> _Requirement_
Return each line of the listing that contains the string "chart".

━━━━━ Data shown

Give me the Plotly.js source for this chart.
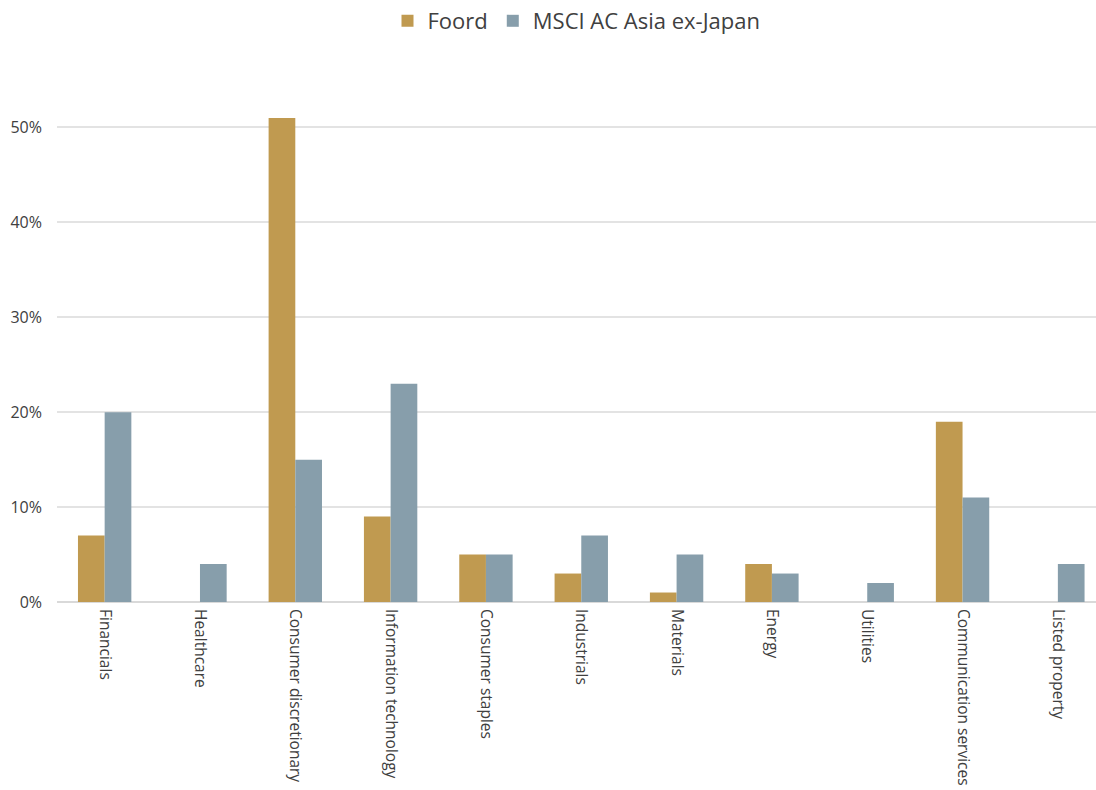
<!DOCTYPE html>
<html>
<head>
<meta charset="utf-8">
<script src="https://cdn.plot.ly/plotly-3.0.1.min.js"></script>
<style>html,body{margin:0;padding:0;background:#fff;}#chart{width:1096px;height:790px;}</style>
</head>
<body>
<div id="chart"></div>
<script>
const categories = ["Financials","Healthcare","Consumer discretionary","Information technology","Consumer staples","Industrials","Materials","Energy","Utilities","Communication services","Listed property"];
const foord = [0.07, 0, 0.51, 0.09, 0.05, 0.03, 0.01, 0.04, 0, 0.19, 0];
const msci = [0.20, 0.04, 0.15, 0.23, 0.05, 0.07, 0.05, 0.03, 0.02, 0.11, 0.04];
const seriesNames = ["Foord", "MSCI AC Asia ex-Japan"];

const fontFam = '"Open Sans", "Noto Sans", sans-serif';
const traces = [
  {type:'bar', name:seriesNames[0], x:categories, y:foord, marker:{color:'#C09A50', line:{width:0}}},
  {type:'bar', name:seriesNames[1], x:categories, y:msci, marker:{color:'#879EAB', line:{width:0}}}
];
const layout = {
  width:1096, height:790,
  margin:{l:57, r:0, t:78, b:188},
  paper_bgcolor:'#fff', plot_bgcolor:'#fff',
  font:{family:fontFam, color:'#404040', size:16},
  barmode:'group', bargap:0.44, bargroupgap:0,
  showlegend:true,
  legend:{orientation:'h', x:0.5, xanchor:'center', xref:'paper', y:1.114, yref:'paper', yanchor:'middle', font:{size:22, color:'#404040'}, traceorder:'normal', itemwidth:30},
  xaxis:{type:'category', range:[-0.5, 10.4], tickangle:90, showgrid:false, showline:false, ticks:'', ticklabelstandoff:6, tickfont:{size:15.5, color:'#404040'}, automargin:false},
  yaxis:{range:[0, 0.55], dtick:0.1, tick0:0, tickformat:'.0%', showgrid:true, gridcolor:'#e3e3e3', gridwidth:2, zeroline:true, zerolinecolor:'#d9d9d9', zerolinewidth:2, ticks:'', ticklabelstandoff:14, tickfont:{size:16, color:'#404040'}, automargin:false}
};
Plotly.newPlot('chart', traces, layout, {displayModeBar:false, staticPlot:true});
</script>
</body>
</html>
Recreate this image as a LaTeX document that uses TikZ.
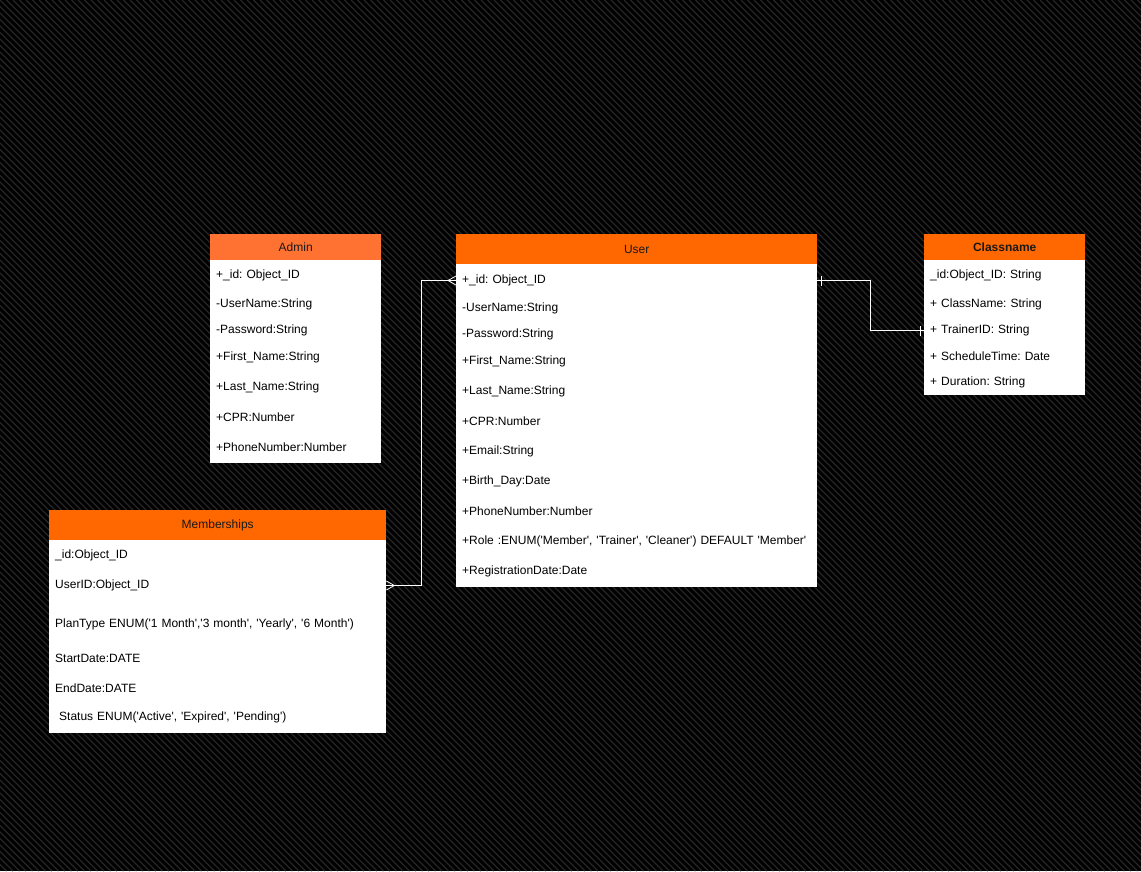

━━━━━━━━━━

> _Exercise response_
Give me the Plotly.js source for this chart.
<style>html,body{margin:0;padding:0;background:#fff;}#chart{width:1096px;height:790px;}</style>
<div id="chart"></div>
Plotly.newPlot('chart', traces, layout, {displayModeBar:false, staticPlot:true});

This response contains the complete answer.